In sharp contrast to the New Frontiers’ frigid air of detachment, the Documentary Shorts I program immediately pulls you into its grasp with an impressive range of short films exploring everything from the emotional and physical fallout of chronic insomnia (Anna Frances Ewert’s impressionistic Endless Day) to celebrated photographer Chris Killip’s unpublished work as a repository of memory (Michael Almereyda’s elegiac Skinningrove, which won the Short Film Jury Award for Non-Fiction).

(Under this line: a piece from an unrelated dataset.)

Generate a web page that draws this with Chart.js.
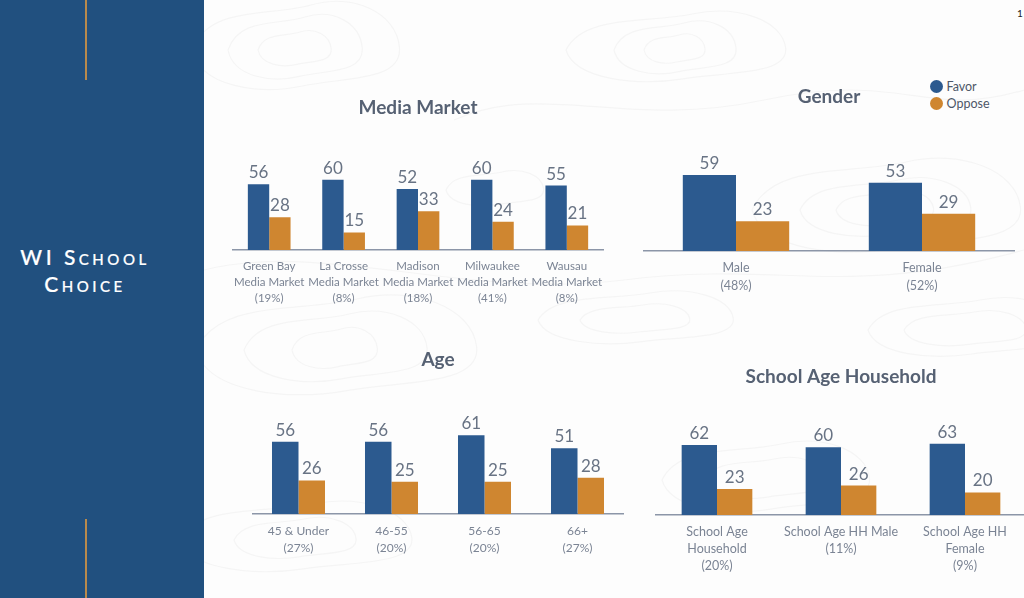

The highlights of this series of non-fiction films are Jon Hurst’s self-explanatory When the Zombies Come and Grzegorz Zariczny’s award-winning The Whistle, which won the festival’s Short Film Grand Jury Prize. Hurst’s simple yet highly amusing film provides a free-form soapbox for a young employee’s elaborate daydream of what it takes to survive a zombie apocalypse. The 10-minute film’s offbeat, dry humor stems from the young man’s obsession with The Walking Dead TV show, which inspired his detailed logistics of keeping safe in the hypothetical situation of a zombie horde storming the Atlanta-based Ace Hardware store where he works. Viewers will get a wicked kick from the on-camera subject’s mostly poker-faced delivery without irony.
Apparently, making the final cut into the 2013 Sundance Film Festival didn’t impress the Powers That Be at Ace Hardware. While Hurst’s film received an A- grade in film school, he also got an alleged cease-and-desist letter from Ace Hardware that is no longer giving his zombie-obsessed, on-camera collaborator any more hours since the film’s debut. Hopefully, the filmmaker’s playful and unpretentious cinematic ode to the living dead will have a long, fruitful run on the film-festival circuit. Sadly, the film’s detractors don’t share Hurst’s quirky sense of humor for the post-apocalyptic benefits of stockpiling hardware appliances for the end of the world, as we know it.
Editor’s note: A Vimeo link to Jillian Mayer and Lucas Leyva’s #PostModem was added on 3/12/14.